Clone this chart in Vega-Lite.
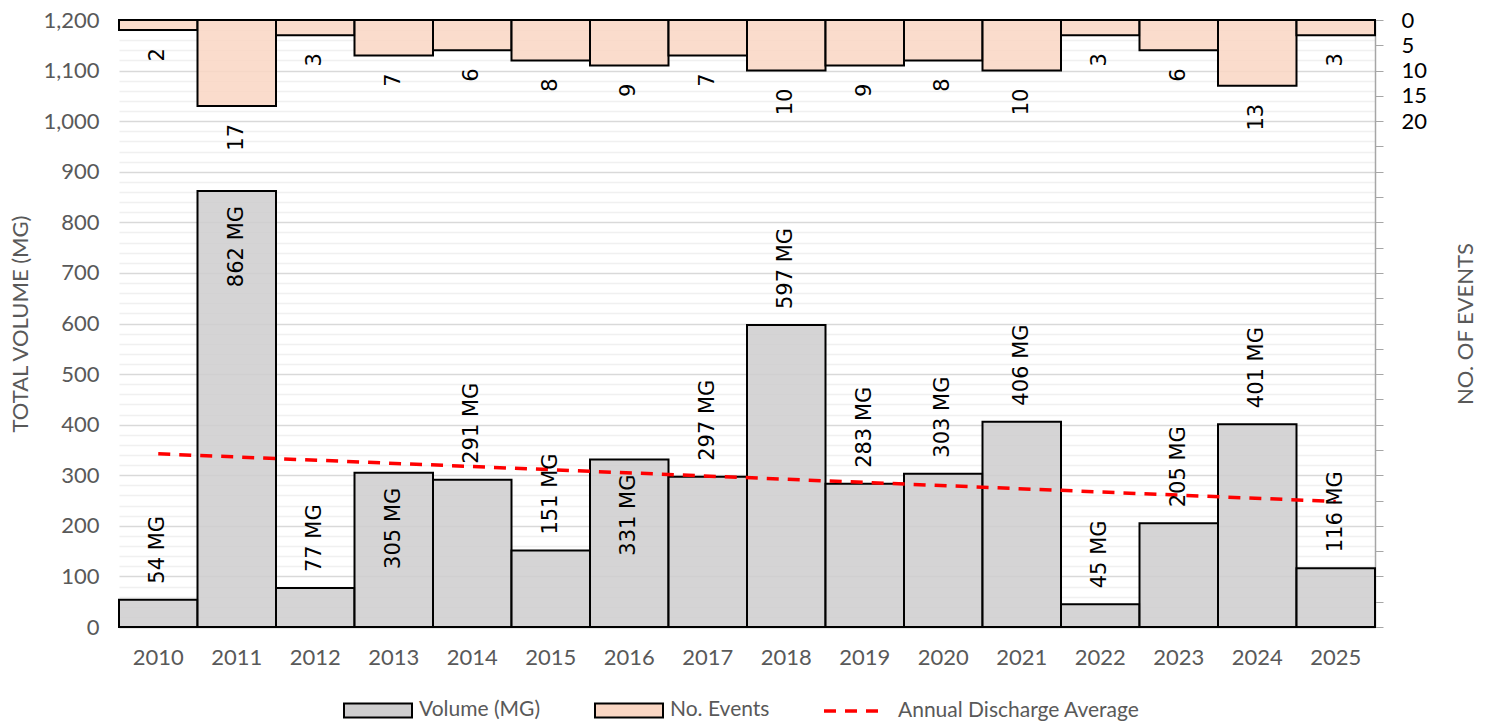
{
  "$schema": "https://vega.github.io/schema/vega-lite/v6.json",
  "width": 1256,
  "height": 607,
  "autosize": {"type": "none"},
  "padding": {"left": 119, "top": 20, "right": 115, "bottom": 94},
  "background": "white",
  "config": {
    "view": {"stroke": null},
    "font": "Lato",
    "axis": {"labelFont": "Lato", "titleFont": "Lato", "titleFontWeight": "normal"}
  },
  "data": {
    "values": [
      {"year": 2010, "volume": 54, "events": 2, "label": "54 MG"},
      {"year": 2011, "volume": 862, "events": 17, "label": "862 MG"},
      {"year": 2012, "volume": 77, "events": 3, "label": "77 MG"},
      {"year": 2013, "volume": 305, "events": 7, "label": "305 MG"},
      {"year": 2014, "volume": 291, "events": 6, "label": "291 MG"},
      {"year": 2015, "volume": 151, "events": 8, "label": "151 MG"},
      {"year": 2016, "volume": 331, "events": 9, "label": "331 MG"},
      {"year": 2017, "volume": 297, "events": 7, "label": "297 MG"},
      {"year": 2018, "volume": 597, "events": 10, "label": "597 MG"},
      {"year": 2019, "volume": 283, "events": 9, "label": "283 MG"},
      {"year": 2020, "volume": 303, "events": 8, "label": "303 MG"},
      {"year": 2021, "volume": 406, "events": 10, "label": "406 MG"},
      {"year": 2022, "volume": 45, "events": 3, "label": "45 MG"},
      {"year": 2023, "volume": 205, "events": 6, "label": "205 MG"},
      {"year": 2024, "volume": 401, "events": 13, "label": "401 MG"},
      {"year": 2025, "volume": 116, "events": 3, "label": "116 MG"}
    ]
  },
  "encoding": {
    "x": {
      "field": "year",
      "type": "ordinal",
      "scale": {"paddingInner": 0, "paddingOuter": 0},
      "axis": {
        "title": null,
        "labelAngle": 0,
        "labelFontSize": 22,
        "labelColor": "#595959",
        "labelPadding": 20,
        "ticks": false,
        "domainColor": "#bfbfbf",
        "domainWidth": 1.5,
        "grid": false
      }
    }
  },
  "layer": [
    {
      "encoding": {
        "y": {
          "field": "events",
          "type": "quantitative",
          "scale": {"domain": [0, 120], "reverse": true, "nice": false},
          "axis": {
            "orient": "right",
            "values": [0,5,10,15,20,25,30,35,40,45,50,55,60,65,70,75,80,85,90,95,100,105,110,115,120],
            "labelExpr": "datum.value <= 20 ? datum.label : ''",
            "labelFontSize": 22,
            "labelColor": "black",
            "labelPadding": 18,
            "labelOverlap": false,
            "ticks": true,
            "tickSize": 8,
            "tickColor": "#a6a6a6",
            "domain": true,
            "domainColor": "#a6a6a6",
            "domainWidth": 1.5,
            "grid": false,
            "title": "NO. OF EVENTS",
            "titleAngle": 270,
            "titleFontSize": 22,
            "titleColor": "#595959",
            "titlePadding": 51
          }
        }
      },
      "layer": [
        {
          "mark": {"type": "bar", "stroke": "black", "strokeWidth": 2, "fillOpacity": 0.85},
          "encoding": {
            "color": {
              "datum": "No. Events",
              "scale": {
                "domain": ["Volume (MG)", "No. Events"],
                "range": ["#cecdce", "#f9d6c3"]
              },
              "legend": {
                "title": null,
                "orient": "none",
                "legendX": 224,
                "legendY": 655,
                "direction": "horizontal",
                "labelFont": "Lato",
                "labelFontSize": 21,
                "labelColor": "#595959",
                "labelOffset": 6,
                "labelLimit": 400,
                "columnPadding": 50,
                "symbolType": "M-1,-0.206H1V0.206H-1Z",
                "symbolSize": 4624,
                "symbolStrokeColor": "black",
                "symbolStrokeWidth": 2,
                "symbolOpacity": 1
              }
            }
          }
        },
        {
          "mark": {"type": "text", "angle": 270, "align": "right", "baseline": "middle", "dx": -18, "font": "DejaVu Sans", "fontSize": 21, "fill": "black"},
          "encoding": {
            "text": {"field": "events", "type": "quantitative"}
          }
        }
      ]
    },
    {
      "encoding": {
        "y": {
          "field": "volume",
          "type": "quantitative",
          "scale": {"domain": [0, 1200], "nice": false},
          "axis": {
            "orient": "left",
            "values": [0,20,40,60,80,100,120,140,160,180,200,220,240,260,280,300,320,340,360,380,400,420,440,460,480,500,520,540,560,580,600,620,640,660,680,700,720,740,760,780,800,820,840,860,880,900,920,940,960,980,1000,1020,1040,1060,1080,1100,1120,1140,1160,1180,1200],
            "labelExpr": "datum.value % 100 === 0 ? format(datum.value, ',') : ''",
            "labelFontSize": 22,
            "labelColor": "#595959",
            "labelPadding": 20,
            "labelOverlap": false,
            "ticks": false,
            "domain": false,
            "grid": true,
            "gridColor": {"condition": {"test": "datum.value % 100 === 0", "value": "#d9d9d9"}, "value": "#f0f0f0"},
            "gridWidth": 1.5,
            "title": "TOTAL VOLUME (MG)",
            "titleFontSize": 22,
            "titleColor": "#595959",
            "titlePadding": 10
          }
        }
      },
      "layer": [
        {
          "mark": {"type": "bar", "stroke": "black", "strokeWidth": 2, "fillOpacity": 0.85},
          "encoding": {
            "color": {
              "datum": "Volume (MG)",
              "legend": {
                "title": null,
                "orient": "none",
                "legendX": 224,
                "legendY": 655,
                "direction": "horizontal",
                "labelFont": "Lato",
                "labelFontSize": 21,
                "labelColor": "#595959",
                "labelOffset": 6,
                "labelLimit": 400,
                "columnPadding": 50,
                "symbolType": "M-1,-0.206H1V0.206H-1Z",
                "symbolSize": 4624,
                "symbolStrokeColor": "black",
                "symbolStrokeWidth": 2,
                "symbolOpacity": 1
              }
            }
          }
        },
        {
          "transform": [{"regression": "volume", "on": "year"}],
          "mark": {"type": "line", "stroke": "#ff0000", "strokeWidth": 3.5},
          "encoding": {
            "strokeDash": {
              "datum": "Annual Discharge Average",
              "scale": {"domain": ["Annual Discharge Average"], "range": [[12, 9]]},
              "legend": {
                "title": null,
                "orient": "none",
                "legendX": 703,
                "legendY": 660,
                "labelFont": "Lato",
                "labelFontSize": 21,
                "labelColor": "#595959",
                "labelOffset": 14,
                "labelLimit": 400,
                "symbolType": "stroke",
                "symbolSize": 3364,
                "symbolStrokeColor": "#ff0000",
                "symbolStrokeWidth": 3.5
              }
            }
          }
        },
        {
          "transform": [{"filter": "indexof([2011, 2013, 2016], datum.year) < 0"}],
          "mark": {"type": "text", "angle": 270, "align": "left", "baseline": "middle", "dx": 16, "font": "DejaVu Sans", "fontSize": 21, "fill": "black"},
          "encoding": {
            "text": {"field": "label", "type": "nominal"}
          }
        },
        {
          "transform": [{"filter": "indexof([2011, 2013, 2016], datum.year) >= 0"}],
          "mark": {"type": "text", "angle": 270, "align": "right", "baseline": "middle", "dx": -15, "font": "DejaVu Sans", "fontSize": 21, "fill": "black"},
          "encoding": {
            "text": {"field": "label", "type": "nominal"}
          }
        }
      ]
    }
  ],
  "resolve": {"scale": {"y": "independent"}}
}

:::::

▶ **REQUEST**
Copy the listing over exactly, skipping the pictures it holds.

▶ **EXERCISE RESULT**
Clone this chart in Vega-Lite.
{
  "$schema": "https://vega.github.io/schema/vega-lite/v6.json",
  "width": 1256,
  "height": 607,
  "autosize": {"type": "none"},
  "padding": {"left": 119, "top": 20, "right": 115, "bottom": 94},
  "background": "white",
  "config": {
    "view": {"stroke": null},
    "font": "Lato",
    "axis": {"labelFont": "Lato", "titleFont": "Lato", "titleFontWeight": "normal"}
  },
  "data": {
    "values": [
      {"year": 2010, "volume": 54, "events": 2, "label": "54 MG"},
      {"year": 2011, "volume": 862, "events": 17, "label": "862 MG"},
      {"year": 2012, "volume": 77, "events": 3, "label": "77 MG"},
      {"year": 2013, "volume": 305, "events": 7, "label": "305 MG"},
      {"year": 2014, "volume": 291, "events": 6, "label": "291 MG"},
      {"year": 2015, "volume": 151, "events": 8, "label": "151 MG"},
      {"year": 2016, "volume": 331, "events": 9, "label": "331 MG"},
      {"year": 2017, "volume": 297, "events": 7, "label": "297 MG"},
      {"year": 2018, "volume": 597, "events": 10, "label": "597 MG"},
      {"year": 2019, "volume": 283, "events": 9, "label": "283 MG"},
      {"year": 2020, "volume": 303, "events": 8, "label": "303 MG"},
      {"year": 2021, "volume": 406, "events": 10, "label": "406 MG"},
      {"year": 2022, "volume": 45, "events": 3, "label": "45 MG"},
      {"year": 2023, "volume": 205, "events": 6, "label": "205 MG"},
      {"year": 2024, "volume": 401, "events": 13, "label": "401 MG"},
      {"year": 2025, "volume": 116, "events": 3, "label": "116 MG"}
    ]
  },
  "encoding": {
    "x": {
      "field": "year",
      "type": "ordinal",
      "scale": {"paddingInner": 0, "paddingOuter": 0},
      "axis": {
        "title": null,
        "labelAngle": 0,
        "labelFontSize": 22,
        "labelColor": "#595959",
        "labelPadding": 20,
        "ticks": false,
        "domainColor": "#bfbfbf",
        "domainWidth": 1.5,
        "grid": false
      }
    }
  },
  "layer": [
    {
      "encoding": {
        "y": {
          "field": "events",
          "type": "quantitative",
          "scale": {"domain": [0, 120], "reverse": true, "nice": false},
          "axis": {
            "orient": "right",
            "values": [0,5,10,15,20,25,30,35,40,45,50,55,60,65,70,75,80,85,90,95,100,105,110,115,120],
            "labelExpr": "datum.value <= 20 ? datum.label : ''",
            "labelFontSize": 22,
            "labelColor": "black",
            "labelPadding": 18,
            "labelOverlap": false,
            "ticks": true,
            "tickSize": 8,
            "tickColor": "#a6a6a6",
            "domain": true,
            "domainColor": "#a6a6a6",
            "domainWidth": 1.5,
            "grid": false,
            "title": "NO. OF EVENTS",
            "titleAngle": 270,
            "titleFontSize": 22,
            "titleColor": "#595959",
            "titlePadding": 51
          }
        }
      },
      "layer": [
        {
          "mark": {"type": "bar", "stroke": "black", "strokeWidth": 2, "fillOpacity": 0.85},
          "encoding": {
            "color": {
              "datum": "No. Events",
              "scale": {
                "domain": ["Volume (MG)", "No. Events"],
                "range": ["#cecdce", "#f9d6c3"]
              },
              "legend": {
                "title": null,
                "orient": "none",
                "legendX": 224,
                "legendY": 655,
                "direction": "horizontal",
                "labelFont": "Lato",
                "labelFontSize": 21,
                "labelColor": "#595959",
                "labelOffset": 6,
                "labelLimit": 400,
                "columnPadding": 50,
                "symbolType": "M-1,-0.206H1V0.206H-1Z",
                "symbolSize": 4624,
                "symbolStrokeColor": "black",
                "symbolStrokeWidth": 2,
                "symbolOpacity": 1
              }
            }
          }
        },
        {
          "mark": {"type": "text", "angle": 270, "align": "right", "baseline": "middle", "dx": -18, "font": "DejaVu Sans", "fontSize": 21, "fill": "black"},
          "encoding": {
            "text": {"field": "events", "type": "quantitative"}
          }
        }
      ]
    },
    {
      "encoding": {
        "y": {
          "field": "volume",
          "type": "quantitative",
          "scale": {"domain": [0, 1200], "nice": false},
          "axis": {
            "orient": "left",
            "values": [0,20,40,60,80,100,120,140,160,180,200,220,240,260,280,300,320,340,360,380,400,420,440,460,480,500,520,540,560,580,600,620,640,660,680,700,720,740,760,780,800,820,840,860,880,900,920,940,960,980,1000,1020,1040,1060,1080,1100,1120,1140,1160,1180,1200],
            "labelExpr": "datum.value % 100 === 0 ? format(datum.value, ',') : ''",
            "labelFontSize": 22,
            "labelColor": "#595959",
            "labelPadding": 20,
            "labelOverlap": false,
            "ticks": false,
            "domain": false,
            "grid": true,
            "gridColor": {"condition": {"test": "datum.value % 100 === 0", "value": "#d9d9d9"}, "value": "#f0f0f0"},
            "gridWidth": 1.5,
            "title": "TOTAL VOLUME (MG)",
            "titleFontSize": 22,
            "titleColor": "#595959",
            "titlePadding": 10
          }
        }
      },
      "layer": [
        {
          "mark": {"type": "bar", "stroke": "black", "strokeWidth": 2, "fillOpacity": 0.85},
          "encoding": {
            "color": {
              "datum": "Volume (MG)",
              "legend": {
                "title": null,
                "orient": "none",
                "legendX": 224,
                "legendY": 655,
                "direction": "horizontal",
                "labelFont": "Lato",
                "labelFontSize": 21,
                "labelColor": "#595959",
                "labelOffset": 6,
                "labelLimit": 400,
                "columnPadding": 50,
                "symbolType": "M-1,-0.206H1V0.206H-1Z",
                "symbolSize": 4624,
                "symbolStrokeColor": "black",
                "symbolStrokeWidth": 2,
                "symbolOpacity": 1
              }
            }
          }
        },
        {
          "transform": [{"regression": "volume", "on": "year"}],
          "mark": {"type": "line", "stroke": "#ff0000", "strokeWidth": 3.5},
          "encoding": {
            "strokeDash": {
              "datum": "Annual Discharge Average",
              "scale": {"domain": ["Annual Discharge Average"], "range": [[12, 9]]},
              "legend": {
                "title": null,
                "orient": "none",
                "legendX": 703,
                "legendY": 660,
                "labelFont": "Lato",
                "labelFontSize": 21,
                "labelColor": "#595959",
                "labelOffset": 14,
                "labelLimit": 400,
                "symbolType": "stroke",
                "symbolSize": 3364,
                "symbolStrokeColor": "#ff0000",
                "symbolStrokeWidth": 3.5
              }
            }
          }
        },
        {
          "transform": [{"filter": "indexof([2011, 2013, 2016], datum.year) < 0"}],
          "mark": {"type": "text", "angle": 270, "align": "left", "baseline": "middle", "dx": 16, "font": "DejaVu Sans", "fontSize": 21, "fill": "black"},
          "encoding": {
            "text": {"field": "label", "type": "nominal"}
          }
        },
        {
          "transform": [{"filter": "indexof([2011, 2013, 2016], datum.year) >= 0"}],
          "mark": {"type": "text", "angle": 270, "align": "right", "baseline": "middle", "dx": -15, "font": "DejaVu Sans", "fontSize": 21, "fill": "black"},
          "encoding": {
            "text": {"field": "label", "type": "nominal"}
          }
        }
      ]
    }
  ],
  "resolve": {"scale": {"y": "independent"}}
}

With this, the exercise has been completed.